I’ve just returned from my most recent deployment and, while the “operational tempo” was high, this wasn’t my most difficult one, and Europe is hardly a dangerous environment. I did my job, and now that I’m finished and back in the United States, life can return to normal.
But life has felt anything but normal. The pace has been nonstop: deciding where to live, getting belongings moved, starting new employment, reestablishing connections with my synod, and responding to requests from family, friends and colleagues I haven’t seen in a year. There hasn’t been a lot of time to decompress and process my deployment—the physical, emotional and spiritual fatigue; the questions; the disappointment and sadness; the joy and success.
People don’t know how to respond to my cynicism, my burnout and my sobering declaration that my deployment was “just another job.”
There also aren’t a lot of people to talk with about my experience. People try their best to listen and, while I appreciate their effort, I can see in their eyes they’re uncomfortable. They don’t know how to respond to my cynicism, my burnout and my sobering declaration that my deployment was “just another job,” thereby deflating their romantic view of my “sacrifice.”
I sense my words and mere presence make them feel awkward. Not wanting to be a burden nor take out my frustration on them, I stay silent. But the silence is isolating and is almost too much to bear sometimes. In those moments, even God feels far from me.
As a Navy chaplain and a Lutheran, I know that faith hinges on this: God is near in these moments, especially in these moments. God is near even when I don’t feel or believe it. I know it takes time for the Spirit to work in me and, through others, to heal me, to make sense of the many things that don’t make sense right now and to make me whole.
Right now, dealing with myself and others takes a tremendous amount of grace. At times the challenge is overwhelming, but I take it day by day.

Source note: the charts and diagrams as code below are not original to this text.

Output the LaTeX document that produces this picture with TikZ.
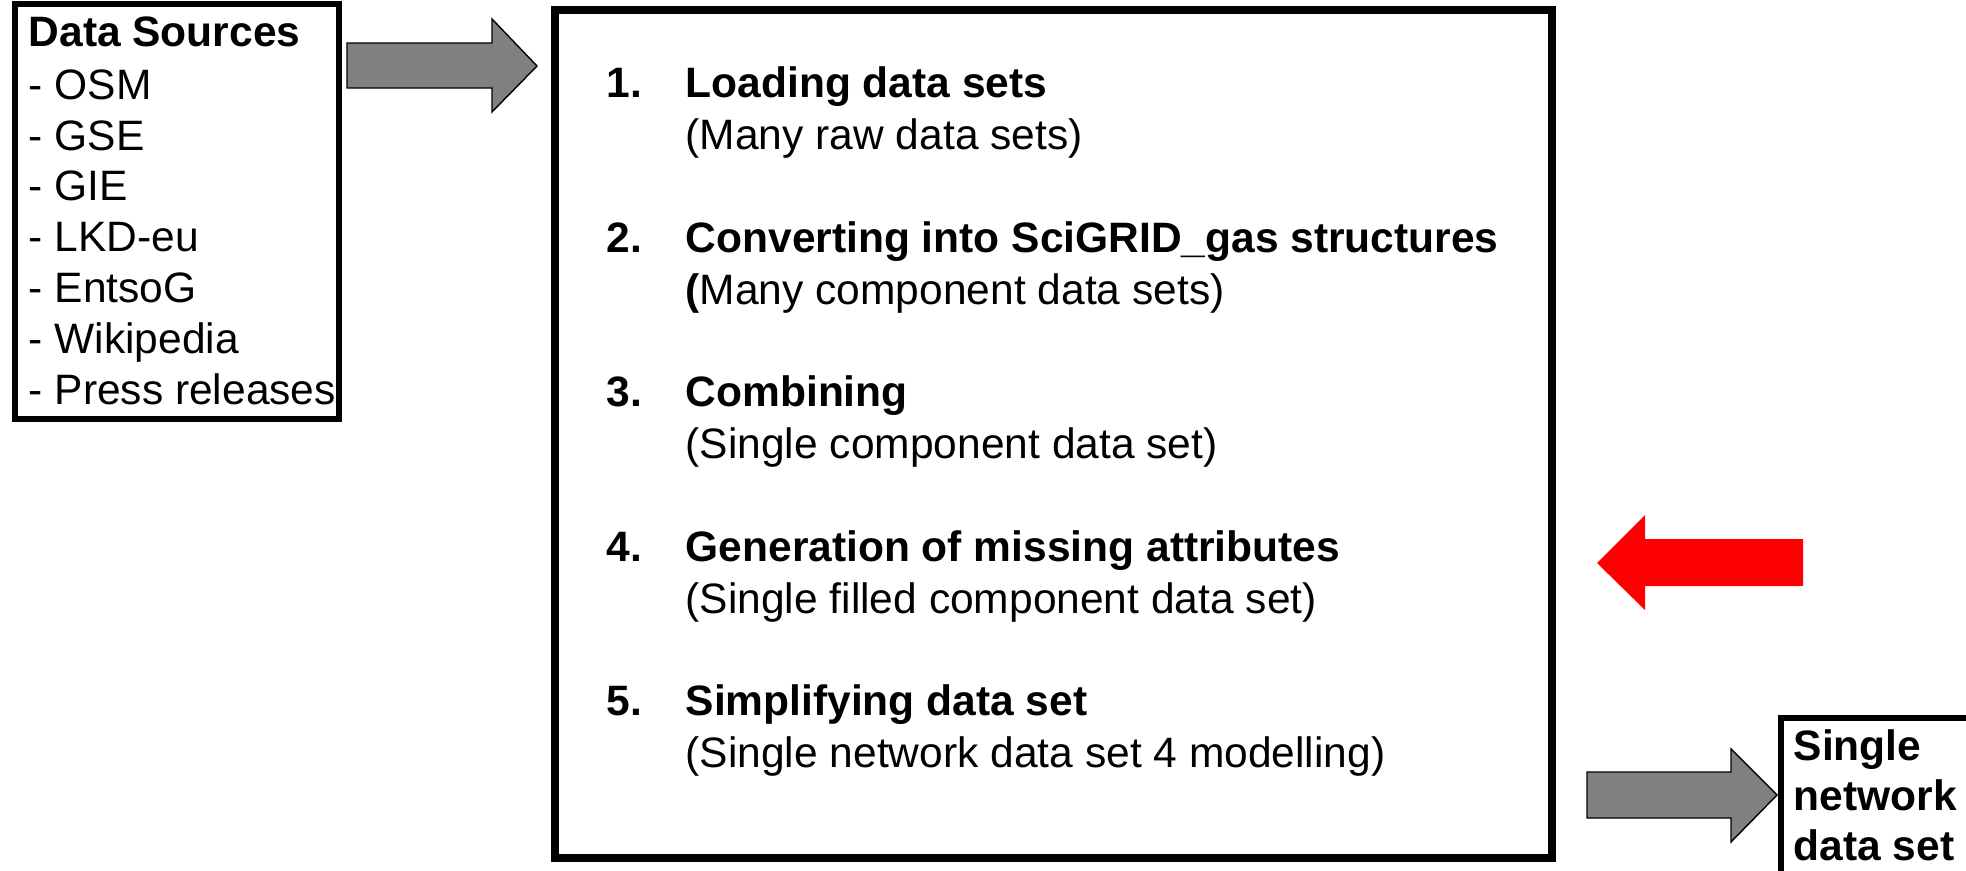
\documentclass[tikz,border=0pt]{standalone}
\usepackage{tikz}
\usepackage{xcolor}
\usepackage{fontspec}
\setmainfont{Liberation Sans}
\definecolor{boxline}{RGB}{0,0,0}
\definecolor{arrowgray}{RGB}{128,128,128}
\definecolor{arrowred}{RGB}{255,0,0}

\begin{document}
\begin{tikzpicture}[x=0.1mm, y=-0.1mm,
  txt/.style={anchor=base west, inner sep=0pt, font=\fontsize{12.1}{14}\selectfont},
  bold/.style={txt, font=\fontsize{12.1}{14}\selectfont\bfseries}]

\useasboundingbox (0,0) rectangle (1966,871);
\clip (0,0) rectangle (1966,871);
\fill[white] (0,0) rectangle (1966,871);

% 1. DATA SOURCES (Left)
\draw[boxline, line width=1.7pt] (15,4) rectangle (339,419);
\node[bold] (srchead) at (28,47) {Data Sources};
\node[txt] (osm) at (28,99) {- OSM};
\node[txt] (gse) at (28,150) {- GSE};
\node[txt] (gie) at (28,200) {- GIE};
\node[txt] (lkd) at (28,251) {- LKD-eu};
\node[txt] (entsog) at (28,302) {- EntsoG};
\node[txt] (wiki) at (28,353) {- Wikipedia};
\node[txt] (press) at (28,404) {- Press releases};

% Input arrow
\fill[arrowgray, draw=black, line width=0.4pt] (347,43) -- (492,43) -- (492,19) -- (537,66) -- (492,112) -- (492,88) -- (347,88) -- cycle;

% 2. PROCESSING STEPS (Middle)
\draw[boxline, line width=2.1pt] (555,10) rectangle (1552,858);

\node[bold] (num1) at (606,97) {1.};
\node[bold] (title1) at (685,97) {Loading data sets};
\node[txt] (sub1) at (685,149) {(Many raw data sets)};

\node[bold] (num2) at (606,252) {2.};
\node[bold] (title2) at (685,252) {Converting into SciGRID\_gas structures};
\node[txt] (sub2) at (685,304) {\textbf{(}Many component data sets)};

\node[bold] (num3) at (606,406) {3.};
\node[bold] (title3) at (685,406) {Combining};
\node[txt] (sub3) at (685,458) {(Single component data set)};

\node[bold] (num4) at (606,561) {4.};
\node[bold] (title4) at (685,561) {Generation of missing attributes};
\node[txt] (sub4) at (685,613) {(Single filled component data set)};

\node[bold] (num5) at (606,715) {5.};
\node[bold] (title5) at (685,715) {Simplifying data set};
\node[txt] (sub5) at (685,767) {(Single network data set 4 modelling)};

% Red marker arrow
\fill[arrowred] (1597,563) -- (1645,515) -- (1645,539) -- (1803,539) -- (1803,586) -- (1645,586) -- (1645,610) -- cycle;

% 3. OUTPUT (Bottom right)
\fill[arrowgray, draw=black, line width=0.4pt] (1587,772) -- (1731,772) -- (1731,749) -- (1777,795) -- (1731,842) -- (1731,818) -- (1587,818) -- cycle;
\draw[boxline, line width=1.7pt] (1781,718) rectangle (2000,900);
\node[bold] (out1) at (1793,760) {Single};
\node[bold] (out2) at (1793,810) {network};
\node[bold] (out3) at (1793,860) {data set};

\end{tikzpicture}
\end{document}
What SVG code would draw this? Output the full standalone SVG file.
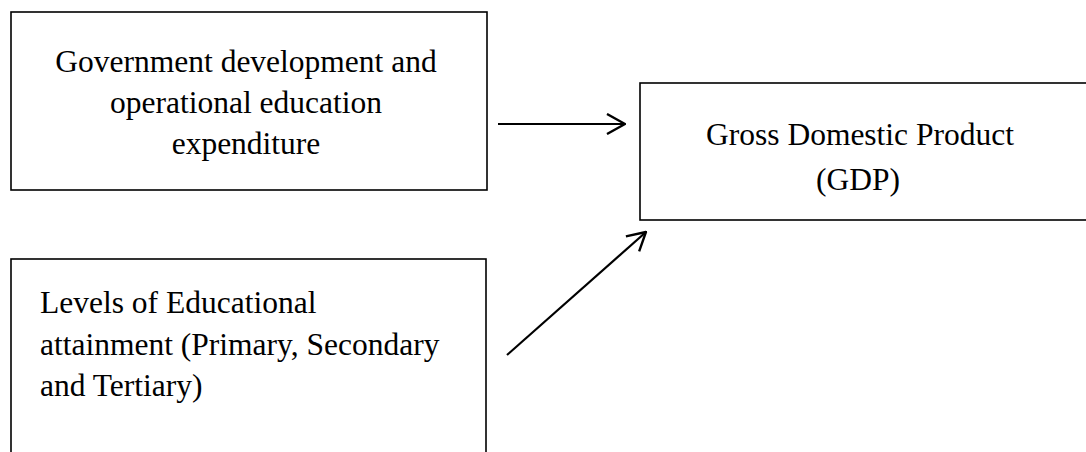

We aren’t willing killers carrying out oppressive agendas, nor do we all view ourselves as heroic defenders of freedom. We are simply human.
My hope in sharing this is twofold. First, I want all my brothers and sisters who call themselves “veteran”—whether they’ve served in combat or in peacetime operations—to know they’re not alone. Feelings of awkwardness and isolation and questions of belief happen—even to the chaplain. My hope is that, as you realize your own struggles, you remain steadfast in the most important battle we fight—the battle of faith. In moments of question, isolation and unbelief, I pray you will hold fast to the truth that God is near and redemption is possible.
My second hope is for people reading this who don’t claim the title “veteran.” I ask that you put aside your assumptions of veterans and military service, whether overly critical or overly romantic. We aren’t willing killers carrying out oppressive agendas, nor do we all view ourselves as heroic defenders of freedom. We are simply human.
Seek out a veteran as one in need of God’s presence, grace and redemption. Connecting won’t be easy, as only about 7% of our nation’s population are veterans and fewer than 1% are actively serving. Trying to connect might just take an act of faith, an act that you and our veterans won’t regret.